Валерий Сойфер. Арифметика наследственности
Глава 7. Распознанные неведимки
В полном согласии с диалектикой
Я рассказал об одном из самых увлекательных периодов развития генетики. Только зародившись, эта наука избежала топтания на месте, того, что называют накоплением фактов. Ни для кого не секрет, что излишнее увлечение описательными направлениями характеризовало целые отрасли биологической науки на протяжении веков. И если в начале развития биологической науки описательное направление было прогрессивным: человек узнавал свою планету, знакомился с видами животных и растений, то к концу XIX века начали проявляться и отрицательные черты этого метода. Многие ученые приучились сначала смотреть, а потом анализировать. Если физики, математики и другие представители точных наук, наткнувшись на непонятный факт, прежде всего строили гипотезу, объяснявшую его возникновение, рассчитывали модель, выясняли пути экспериментальной проверки гипотезы, то биологи чаще всего шли другим путем. Новое явление обрастало, как снежный ком, другими наблюдениями. Уповая «на авось», ученые расширяли максимально круг поисков, факты наслаивались один на другой, одно непонятное наблюдение заменялось другим, таким же непонятным. Результат был один — леса за деревьями уже не виделось. Конечно, объяснение такому описательному поветрию можно найти. Несомненно, что жизнь неизмеримо сложнее любых физических и химических превращений, известных пока нам; ясно, что любой ничтожный бактериофаг задает столько загадок, что все химики, физики и математики не могут пока описать на точном языке формул этого лилипута в мире живых существ. Про более сложные организмы и говорить не приходится. Однако эти трудности не научили многих биологов мыслить аналитически, строить свою работу так, чтобы сначала семь раз обдумать и лишь потом единожды отрезать.

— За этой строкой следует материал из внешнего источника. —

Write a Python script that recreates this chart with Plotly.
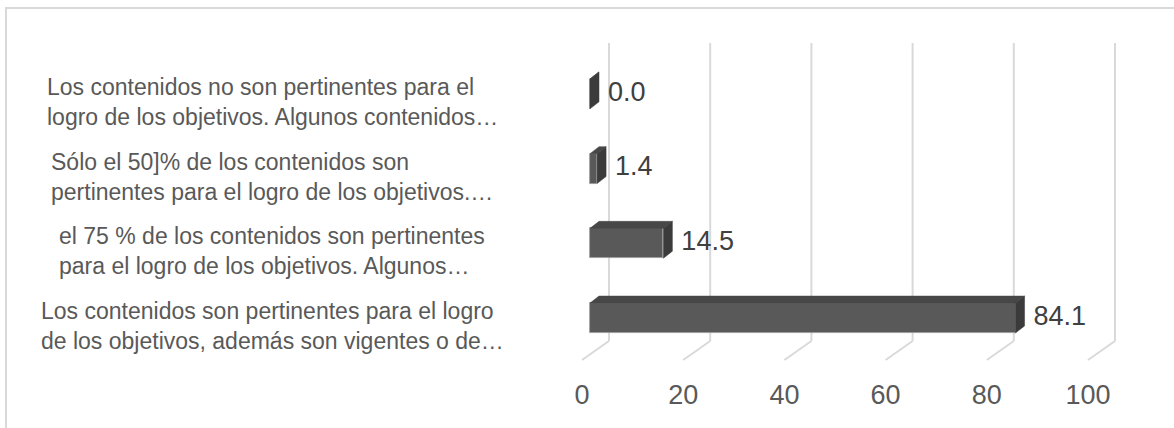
import plotly.graph_objects as go

# categories listed bottom to top, as they appear on the chart
categories = [
    "Los contenidos son pertinentes para el logro<br>de los objetivos, además son vigentes o de…",
    "el 75 % de los contenidos son pertinentes<br>para el logro de los objetivos. Algunos…",
    "Sólo el 50]% de los contenidos son<br>pertinentes para el logro de los objetivos.…",
    "Los contenidos no son pertinentes para el<br>logro de los objetivos. Algunos contenidos…",
]
values = [84.1, 14.5, 1.4, 0.0]
value_labels = ["84.1", "14.5", "1.4", "0.0"]
x_ticks = [0, 20, 40, 60, 80, 100]

FONT = "Liberation Sans, Arial, sans-serif"

# pixel geometry of the plot area (Excel 3D look)
PX = 5.06    # px per x unit
PY = 74.7    # px per category
L, R = 550, 1140
TOP, BOT = 8, 368
x_range = [(L - 590) / PX, (R - 590) / PX]
y_range = [(318 - BOT) / PY, (318 - TOP) / PY]

H = 0.2                  # half bar height
DX, DY = 9 / PX, 7 / PY  # bar depth
WALL_DX = 19 / PX        # back wall offset
FLOOR_DX = -8 / PX       # front floor offset
wall_top = (318 - 43) / PY
wall_bot = (318 - 341) / PY
floor_y = (318 - 360) / PY

ypos = list(range(len(categories)))


def px_x(p):
    return (p - L) / (R - L)


def px_y(p):
    return (BOT - p) / (BOT - TOP)


fig = go.Figure()

# gridlines on back wall + floor diagonals
shapes = []
for t in x_ticks:
    shapes.append(dict(type="line", xref="x", yref="y", layer="below",
                       x0=t + WALL_DX, x1=t + WALL_DX, y0=wall_bot, y1=wall_top,
                       line=dict(color="#d9d9d9", width=2)))
    shapes.append(dict(type="line", xref="x", yref="y", layer="below",
                       x0=t + WALL_DX, x1=t + FLOOR_DX, y0=wall_bot, y1=floor_y,
                       line=dict(color="#d9d9d9", width=2)))

# chart border
shapes.append(dict(type="rect", xref="paper", yref="paper", layer="below",
                   x0=px_x(6), x1=px_x(1200), y0=px_y(460), y1=px_y(8),
                   line=dict(color="#d9d9d9", width=2)))

# front faces
fig.add_trace(go.Bar(
    x=values, y=ypos, orientation="h", width=2 * H,
    marker=dict(color="#595959", line=dict(color="#9a9a9a", width=0.8)),
    hoverinfo="skip", showlegend=False,
))

# top and side faces
for v, k in zip(values, ypos):
    fig.add_trace(go.Scatter(
        x=[0, v, v + DX, DX, 0], y=[k + H, k + H, k + H + DY, k + H + DY, k + H],
        fill="toself", fillcolor="#474747", mode="lines",
        line=dict(color="#474747", width=0.5), hoverinfo="skip", showlegend=False,
    ))
    fig.add_trace(go.Scatter(
        x=[v, v, v + DX, v + DX, v], y=[k - H, k + H, k + H + DY, k - H + DY, k - H],
        fill="toself", fillcolor="#3b3b3b", mode="lines",
        line=dict(color="#3b3b3b", width=0.5), hoverinfo="skip", showlegend=False,
    ))

# value labels
fig.add_trace(go.Scatter(
    x=[v + 18 / PX for v in values], y=ypos, mode="text",
    text=value_labels, textposition="middle right",
    textfont=dict(family=FONT, size=27, color="#404040"),
    hoverinfo="skip", showlegend=False, cliponaxis=False,
))

# invisible trace to carry the tick-label axis
fig.add_trace(go.Scatter(
    x=[x_ticks[0], x_ticks[-1]], y=[0, 0], xaxis="x2", mode="markers",
    marker=dict(opacity=0), hoverinfo="skip", showlegend=False,
))

# category labels
annotations = []
for cat, k in zip(categories, ypos):
    annotations.append(dict(
        x=px_x(272), y=px_y(318 - k * PY + 8), xref="paper", yref="paper",
        text=cat, showarrow=False, xanchor="center", yanchor="middle", align="left",
        font=dict(family=FONT, size=23, color="#595959"),
    ))

fig.update_layout(
    width=1174, height=428,
    margin=dict(l=L, r=1174 - R, t=TOP, b=428 - BOT),
    paper_bgcolor="white", plot_bgcolor="white",
    shapes=shapes, annotations=annotations,
    xaxis=dict(range=x_range, showgrid=False, zeroline=False, showticklabels=False,
               showline=False, ticks=""),
    xaxis2=dict(range=[x_range[0] - FLOOR_DX, x_range[1] - FLOOR_DX], overlaying="x",
                anchor="y", side="bottom", tickvals=x_ticks, showgrid=False,
                zeroline=False, showline=False, ticks="", ticklabelstandoff=8,
                tickfont=dict(family=FONT, size=27, color="#595959")),
    yaxis=dict(range=y_range, showgrid=False, zeroline=False, showticklabels=False,
               showline=False, ticks=""),
    bargap=0,
)

fig.write_html("out.html", config={"displayModeBar": False},
               post_script="document.body.style.margin='0';")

Я завел этот разговор с единственной целью — показать главное, что отличало генетиков от других их коллег по изучению жизненных процессов. Начиная с Менделя, работа которого была образцом точного подхода к описанию одной из самых сложных проблем — наследственности, большинство генетиков стремилось к точности мысли. В их опытах на первом месте стоял логический анализ, а эксперимент служил критерием истинности выбранной гипотезы. Ни одного лишнего опыта, ни одного ненужного шага — это требование выполнялось всегда. «Наступает время, — писал Морган, — когда описательные труды должны перестать занимать главное место в развивающейся биологии». Он же отмечал: «Изучение эволюции сделалось значительно более успешным после того, как оно стало проводиться таким же научным путем, каким были достигнуты большие успехи в химии и физике».
Единственно правильная методология привела к успеху. Благодаря ей стали возможными те громадные достижения, о которых было рассказано в этой главе, — разгадка устройства хромосом, определение роли генов в развитии признаков, картирование хромосом... Удивительное рядом! Но попробуй увидеть это удивительное, если оно в наряде невидимки, сжавшееся до микронных размеров, свернувшееся в тончайшие спиральки молекул, упакованные к тому же в тысячи одежек с потайными застежками.
Когда в пятидесятые и шестидесятые годы нашего века в биологию «ринулись» физики и химики, математики и техники, прельщенные необозримым полем приложения их знаний и методов, они сделали громадные по своему значению открытия. И все-таки эти новейшие открытия не только не опровергли старые достижения, а напротив, часто приводили к тем же результатам, которые получили генетики двадцатых и тридцатых годов. Так кроссинговер, доказанный генетиками и цитологами, подтвердил в пятидесятых годах физик Тэйлор. В его опытах хромосомы «заряжались» радиоактивной меткой, и, когда наступал кроссинговер, радиоактивность сигнализировала об этом. Результат кроссинговера предстал на радиоавтографах — особых фотографиях радиоактивных хромосом. Это было прекрасным достижением молекулярной биологии, и тем не менее это было еще одним пусть и изящным и современным, но всего лишь подтверждением результатов, достигнутых ранее генетиками.